Taking Care of Alzheimer's: the Burden on Women
The Shriver Report on Alzheimer's looks at how caretaking takes a toll on women.
Oct. 19, 2010— -- Caring for a loved one with Alzheimer's disease can be a 24/7 job, taking an emotional, financial and even physical toll on caretakers, especially if they're women, according to the Shriver Report on Alzheimer's.
The report, released Oct. 15, details the special burden women face as caretakers. The majority of Alzheimer's patients and caretakers are women, and more than half of them report serious emotional and physical stress that results from taking on the care of their ailing loved ones.
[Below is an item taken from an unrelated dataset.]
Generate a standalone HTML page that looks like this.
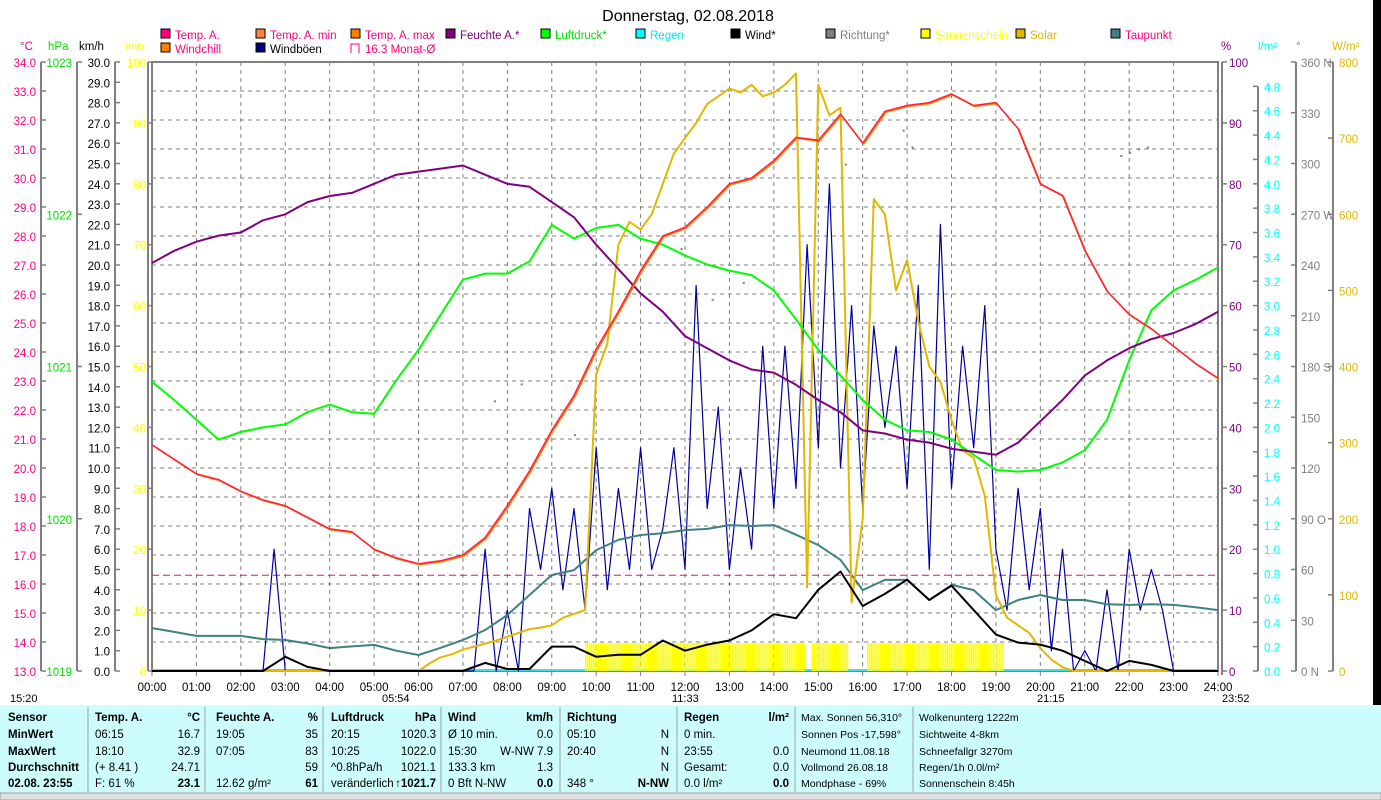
<!DOCTYPE html>
<html><head><meta charset="utf-8"><style>
html,body{margin:0;padding:0;background:#fff;}
svg{display:block;font-family:"Liberation Sans",sans-serif;}
</style></head><body>
<svg id="chart" width="1381" height="800" viewBox="0 0 1381 800" xmlns="http://www.w3.org/2000/svg">
<rect x="1373" y="0" width="8" height="705" fill="#000"/>
<text x="688" y="21" font-size="16" text-anchor="middle">Donnerstag, 02.08.2018</text>
<g id="legend" font-size="12"></g>
<g id="grid"></g>
<g id="axes" font-size="11.5"></g>
<g id="series"></g>
<g id="panel" font-size="11.5"></g>
</svg>
<script>
// ---- data ----
const hours = ["00:00","01:00","02:00","03:00","04:00","05:00","06:00","07:00","08:00","09:00","10:00","11:00","12:00","13:00","14:00","15:00","16:00","17:00","18:00","19:00","20:00","21:00","22:00","23:00","24:00"];
// half-hourly
const tempA = [20.8,20.3,19.8,19.6,19.2,18.9,18.7,18.3,17.9,17.8,17.2,16.9,16.7,16.8,17.0,17.6,18.7,19.9,21.3,22.5,24.1,25.4,26.8,28.0,28.3,29.0,29.8,30.0,30.6,31.4,31.3,32.2,31.2,32.3,32.5,32.6,32.9,32.5,32.6,31.7,29.8,29.4,27.5,26.1,25.3,24.8,24.2,23.6,23.1];
const humidity = [67,69,70.5,71.5,72,74,75,77,78,78.5,80,81.5,82,82.5,83,81.5,80,79.5,77,74.5,70,66,62,59,55,53,51,49.5,49,47,44.5,42.5,39.5,39,38,37.5,36.5,36,35.5,37.5,41,44.5,48.5,51,53,54.5,55.5,57,59];
const pressure = [1020.90,1020.78,1020.65,1020.52,1020.57,1020.60,1020.62,1020.70,1020.75,1020.70,1020.69,1020.91,1021.11,1021.34,1021.57,1021.61,1021.61,1021.69,1021.93,1021.84,1021.91,1021.93,1021.84,1021.80,1021.73,1021.67,1021.63,1021.60,1021.50,1021.31,1021.11,1020.94,1020.78,1020.65,1020.58,1020.57,1020.52,1020.42,1020.32,1020.31,1020.32,1020.37,1020.45,1020.65,1021.04,1021.37,1021.50,1021.57,1021.65];
const dewPoint = [14.48,14.35,14.21,14.21,14.21,14.1,14.07,13.95,13.79,13.85,13.9,13.7,13.55,13.8,14.07,14.41,14.93,15.62,16.31,16.48,17.17,17.52,17.69,17.75,17.86,17.9,18.03,18.0,18.03,17.7,17.34,16.83,15.79,16.14,16.14,15.45,15.97,15.79,15.10,15.45,15.62,15.45,15.45,15.3,15.28,15.3,15.28,15.2,15.10];
const windAvg = [0,0,0,0,0,0, 0.7,0.2, 0,0,0,0,0,0, 0,0.4,0.1,0.1,1.2,1.2,0.7,0.8,0.8,1.5,1.0,1.3,1.5,2.0,2.8,2.6,4.0,4.9,3.2,3.8,4.5,3.5,4.2,3.0,1.8,1.4,1.3,1.0,0.5,0,0.5,0.3,0,0,0];
// quarter-hourly
const windGust = [
0,0,0,0, 0,0,0,0, 0,0,0,6, 0,0,0,0, 0,0,0,0, 0,0,0,0, 0,0,0,0, 0,0,6,0,
3,0,8,5, 9,4,8,3, 11,4,9,5, 11,5,7,11, 5,19,8,13, 5,10,6,16, 8,16,9,21,
11,24,10,18, 8,17,12,16, 9,19,5,22, 9,16,11,18, 6,3,9,4, 8,1,6,0,
1,0,4,0, 6,3,5,3, 0,0,0,0, 0];
const solar = [
0,0,0,0, 0,0,0,0, 0,0,0,0, 0,0,0,0, 0,0,0,0, 0,0,0,0,
0,10,18,22, 28,32,36,40, 45,50,55,57, 60,70,75,80, 390,430,560,590, 580,600,640,680,
700,720,745,755, 765,760,770,755, 760,770,785,110, 770,730,740,90, 200,620,600,500,
540,460,400,380, 330,290,280,230, 100,70,60,50, 30,15,5,0,
0,0,0,0, 0,0,0,0, 0,0,0,0, 0];
const sunStart = [9.75,14.85,16.1];
const sunEnd = [14.68,15.65,19.15];
const sunMinutes = 4.6;
const monthAvg = 16.3;
const dirTimes = [7.7,8.3,9.5,11.9,12.6,13.3,15.6,16.9,17.1,21.8,22.0,22.2,22.4];
const dirValues = [160,170,140,250,220,230,300,320,310,305,307,309,310];

// ---- scales ----
const X0=152,X1=1218,Y0=62,Y1=671;
const xH=h=>X0+h*(X1-X0)/24;
const yT=t=>Y1-(t-13)*(Y1-Y0)/21;
const yP=p=>Y1-(p-1019)*(Y1-Y0)/4;
const yK=v=>Y1-v*(Y1-Y0)/30;
const yPct=v=>Y1-v*(Y1-Y0)/100;
const yL=v=>Y1-v*(Y1-Y0)/5;
const yD=v=>Y1-v*(Y1-Y0)/360;
const yW=v=>Y1-v*(Y1-Y0)/800;
const NS="http://www.w3.org/2000/svg";
function mk(tag,attrs,parent,txt){const e=document.createElementNS(NS,tag);for(const k in attrs)e.setAttribute(k,attrs[k]);if(txt!==undefined)e.textContent=txt;parent.appendChild(e);return e;}

const G=document.getElementById('grid'),A=document.getElementById('axes'),S=document.getElementById('series'),L=document.getElementById('legend'),P=document.getElementById('panel');

for(let i=1;i<24;i++){const l=mk('line',{x1:xH(i),x2:xH(i),y1:Y0,y2:Y1,stroke:'#808080','stroke-dasharray':'4,4'},G);

}
for(let t=14;t<34;t++){const l=mk('line',{x1:X0,x2:X1,y1:yT(t),y2:yT(t),stroke:'#808080','stroke-dasharray':'4,4'},G);

}
const border=mk('rect',{x:X0,y:Y0,width:X1-X0,height:Y1-Y0,fill:'none',stroke:'#808080','stroke-width':2},G);


mk('line',{x1:X1+4,x2:X1+4,y1:Y0,y2:Y1+4,stroke:'#808080','stroke-width':2},G);

function axis(x,vals,yf,fmt,color,labelX,anchor,tickDir,name){
  const ln=mk('line',{x1:x,x2:x,y1:yf(vals[0]),y2:yf(vals[vals.length-1]),stroke:'#808080','stroke-width':2},A);
  
  
  vals.forEach(v=>{const y=yf(v);mk('line',{x1:x,x2:x+tickDir*5,y1:y,y2:y,stroke:'#808080','stroke-width':1.5},A);
    const t=mk('text',{x:labelX,y:y+5,fill:color,'text-anchor':anchor},A,fmt(v));
    
    });
}
const rng=(a,b,s)=>{const r=[];for(let v=a;v<=b+1e-9;v+=s)r.push(+v.toFixed(3));return r;};
axis(41,rng(13,34,1),yT,v=>v.toFixed(1),'#ff0080',36,'end',1,'celsius-axis');
axis(77,[1019,1020,1021,1022,1023],yP,v=>v,'#00e000',72,'end',1,'hpa-axis');
axis(115,rng(0,30,1),yK,v=>v.toFixed(1),'#000',110,'end',1,'kmh-axis');
axis(148,rng(0,100,10),yPct,v=>v,'#ffff00',146,'end',1,'min-axis');
axis(1222,rng(0,100,10),yPct,v=>v,'#800080',1229,'start',1,'percent-axis');
axis(1258,rng(0,4.8,0.2),yL,v=>v.toFixed(1),'#00ffff',1264,'start',-1,'rain-axis');
axis(1296,rng(0,360,30),yD,v=>v+(v===0||v===360?' N':v===90?' O':v===180?' S':v===270?' W':''),'#808080',1301,'start',-1,'direction-axis');
axis(1333,rng(0,800,100),yW,v=>v,'#e0b800',1339,'start',-1,'solar-axis');
[['°C',20,'#ff0080'],['hPa',48,'#00e000'],['km/h',79,'#000'],['min',125,'#ffff00'],['%',1221,'#800080'],['l/m²',1258,'#00ffff'],['°',1296,'#808080'],['W/m²',1332,'#e0b800']].forEach(u=>{
  const t=mk('text',{x:u[1],y:50,fill:u[2]},A,u[0]);
  
  });
hours.forEach((h,i)=>{mk('line',{x1:xH(i),x2:xH(i),y1:Y1,y2:Y1+5,stroke:'#808080'},A);
  const t=mk('text',{x:xH(i),y:691,'text-anchor':'middle'},A,h);
  
  });
[['15:20',10],['05:54',382],['11:33',672],['21:15',1037],['23:52',1222]].forEach(s=>{
  const t=mk('text',{x:s[1],y:702,'font-size':11},A,s[0]);
  
  });

const leg=[['Temp. A.',161,38,'#ff0080','#ff0080'],['Temp. A. min',256,38,'#ff8040','#ff0080'],['Temp. A. max',351,38,'#ff8000','#ff0080'],['Feuchte A.*',446,38,'#800080','#800080'],['Luftdruck*',541,38,'#00ff00','#00e000'],['Regen',636,38,'#00ffff','#00e8e8'],['Wind*',731,38,'#000','#000'],['Richtung*',826,38,'#808080','#808080'],['Sonnenschein',921,38,'#ffff00','#ffff00'],['Solar',1016,38,'#e0b800','#e0b800'],['Taupunkt',1111,38,'#408080','#ff0080'],['Windchill',161,52,'#ff8000','#ff0080'],['Windböen',256,52,'#000080','#000']];
leg.forEach(e=>{const r=mk('rect',{x:e[1],y:e[2]-9,width:9,height:9,fill:e[3],stroke:'#000'},L);
  
  
  const t=mk('text',{x:e[1]+14,y:e[2]+1,fill:e[4],'font-size':11.5},L,e[0]);
  
  });
mk('path',{d:'M351 53 V44 H359 V53',fill:'none',stroke:'#ff0080'},L);
const lm=mk('text',{x:365,y:53,fill:'#ff0080','font-size':11.5},L,'16.3 Monat-Ø');



function line(arr,step,yf,color,w,name,dx,dy){
  const pts=arr.map((v,i)=>(xH(i*step)+(dx||0)).toFixed(1)+','+(yf(v)+(dy||0)).toFixed(1)).join(' ');
  const p=mk('polyline',{points:pts,fill:'none',stroke:color,'stroke-width':w,'stroke-linejoin':'round'},S);
  
  
}
mk('line',{x1:X0,x2:X1,y1:Y1-1,y2:Y1-1,stroke:'#40e0e0','stroke-width':2},S);
sunStart.forEach((s,k)=>{for(let h=s;h<sunEnd[k];h+=1/24){const x=xH(h);
  const b=mk('rect',{x:x,y:yPct(sunMinutes),width:1.5,height:Y1-yPct(sunMinutes),fill:'#ffff00'},S);
  
  }});
const ma=mk('line',{x1:X0,x2:X1,y1:yT(monthAvg),y2:yT(monthAvg),stroke:'#ff0080','stroke-dasharray':'7,4','stroke-width':1},S);


line(windGust,0.25,yK,'#0000a0',1.2,'wind-gust-line');
line(dewPoint,0.5,yT,'#408080',2,'dew-point-line');
line(solar,0.25,yW,'#e0b800',2,'solar-line');
line(pressure,0.5,yP,'#00ff00',2,'pressure-line');
line(humidity,0.5,yPct,'#800080',2,'humidity-line');
line(tempA,0.5,yT,'#ff8000',1.5,'windchill-line',1,1);
line(tempA,0.5,yT,'#ff2040',1.5,'temperature-line');
line(windAvg,0.5,yK,'#000',2,'wind-avg-line');
dirTimes.forEach((t,i)=>{const c=mk('rect',{x:xH(t),y:yD(dirValues[i]),width:2,height:2,fill:'#808080'},S);
  
  });

mk('rect',{x:0,y:705,width:1381,height:90,fill:'#ccfcfc'},P);
mk('rect',{x:0,y:793,width:1381,height:7,fill:'#e0e0e0',stroke:'#a0a0a0'},P);
[88,205,323,441,560,677,795,913].forEach(x=>mk('line',{x1:x,x2:x,y1:707,y2:792,stroke:'#a0a0a0'},P));
const rowsY=[721,738,755,771,787];
const cells=[
[8,'start',['Sensor','MinWert','MaxWert','Durchschnitt','02.08.  23:55'],true],
[95,'start',['Temp. A.','06:15','18:10','(+ 8.41 )','F: 61 %'],false],
[200,'end',['°C','16.7','32.9','24.71','23.1'],false],
[216,'start',['Feuchte A.','19:05','07:05','','12.62 g/m²'],false],
[318,'end',['%','35','83','59','61'],false],
[331,'start',['Luftdruck','20:15','10:25','^0.8hPa/h','veränderlich'],false],
[436,'end',['hPa','1020.3','1022.0','1021.1','↑1021.7'],false],
[448,'start',['Wind','Ø 10 min.','15:30','133.3 km','0 Bft N-NW'],false],
[553,'end',['km/h','0.0','W-NW 7.9','1.3','0.0'],false],
[567,'start',['Richtung','05:10','20:40','','348 °'],false],
[669,'end',['','N','N','N','N-NW'],false],
[684,'start',['Regen','0 min.','  23:55','Gesamt:',' 0.0 l/m²'],false],
[789,'end',['l/m²','','0.0','0.0','0.0'],false],
[801,'start',['Max. Sonnen 56,310°','Sonnen Pos -17,598°','Neumond   11.08.18','Vollmond   26.08.18','Mondphase    - 69%'],false],
[919,'start',['Wolkenunterg 1222m','Sichtweite     4-8km','Schneefallgr  3270m','Regen/1h    0.0l/m²','Sonnenschein  8:45h'],false]];
cells.forEach(c=>{c[2].forEach((s,i)=>{const bold=c[3]||i===0&&c[0]<800||(i===4&&c[1]==='end');
  const attrs={x:c[0],y:rowsY[i],'text-anchor':c[1],'font-weight':bold?'bold':'normal','xml:space':'preserve'};
  if(c[0]>=800){attrs['font-size']=10.5;}
  const t=mk('text',attrs,P,s);
  
  });});
</script>
</body></html>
"All my time is taking care of my mother. Your whole life is devoted to somebody else, as if you had a little baby," says Ana Marie Ortega, 63, who has been caring for her 89-year-old mother Teodora Ortega for the past decade since she was diagnosed with Alzheimer's.
As with many caretakers, live-in nurses or nursing homes were not an option for Ortega because of financial and personal reasons, leaving the Sacramento, Calif., native to care for her ailing mother on her own.
"The nursing home was not what I wanted for mom," she says. "My mother practically raised my daughter so I could get a college education. She worked so hard all her life. You have to do the moral thing. Life doesn't repeat itself. She might be gone within a year or two and I don't want any regrets."
That choice has meant a lot of sacrifice for Ortega: She is on leave from her job at the governor's office so she can care for her mother, leaving tight finances and little time to herself.
"It's an emotional, mental, physical struggle," she says. "She can get very angry and mean when the medication is wearing off and she wasn't that way before. It's a cruel disease; it robs the person of their life and the people around them. This time it happens to be me because I chose to take care of mom."